Demorei para entender como cabia tanta fé naquele homem sofrido, que vivia num
barraco caindo aos pedaços, literalmente, e cheio de problemas pessoais: filhos
adolescentes convivendo com más companhias, ex-esposa que o abandonou e levou
tudo, energia cortada por frequente falta de pagamento. Ele acrescentava um
"i" sempre que pronunciava a palavra "dificuldade".
"Deus põe 'dificulidades' na vida pra gente crescer, meu filho. Quando é
muito fácil, o tombo é grande. Temos que persistir e orar".
A
cada visita que eu fazia, uma sensação de paz, conforto e força. Levei uma
amiga certa vez. Ela gostou tanto que passou a frequentar sempre a casa do seu
Sebastião.

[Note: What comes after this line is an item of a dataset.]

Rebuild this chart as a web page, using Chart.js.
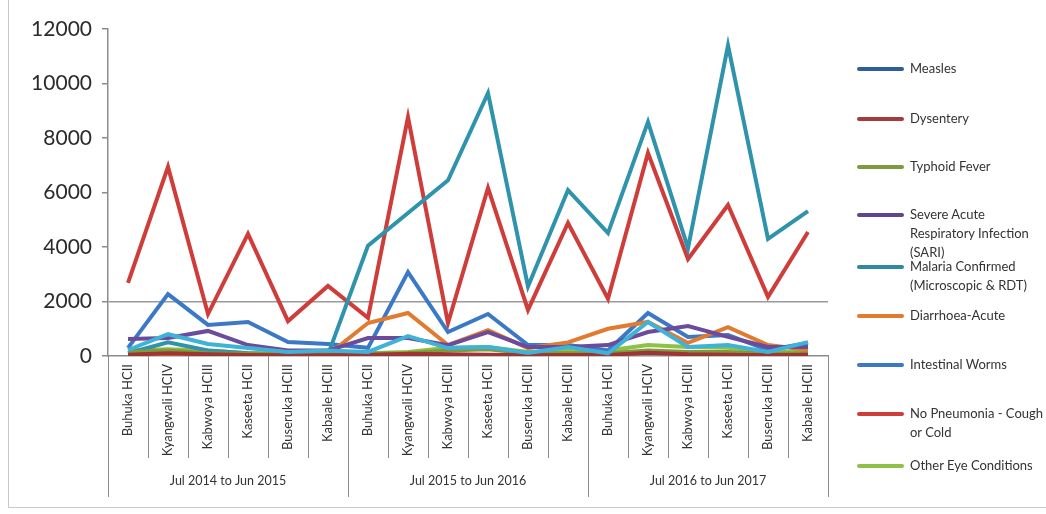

Comentei com ele que da primeira vez que fui ao Varjão, prometi a
mim mesmo que não voltaria lá. "O homem é falho, meu filho. Só as
promessas de Deus contam". E acrescentou: "O homem repara onde
moramos, o que vestimos, o que comemos, quanto ganhamos. Mas pra Deus os
critérios são outros. Presidente, médico, faxineiro, somos todos iguais".
Certa vez cheguei chateado, dizendo que estava desmotivado por estar sendo mal
aproveitado num determinado projeto. "Mas eles sabem que você é capaz.
Quem está perdendo não é você, é o projeto. Paciência, homem".
Sebastião
não vive mais no Varjão. Mudou-se pra longe. Ele é um exemplo de como ser
perseverante. Para superar obstáculos tem só um segredo: "nunca
desista", dizia. O senhor baixinho, que não passou da quinta série,
sofrido, maltrapilho e sem dinheiro no bolso, mostrou que a fé remove montanha,
guia beija-flor e consegue vaga para um simples mortal até em voo presidencial.
Muito interessante tudo no seu tempo e fé. Gostaria de ter conhecido Sebastião.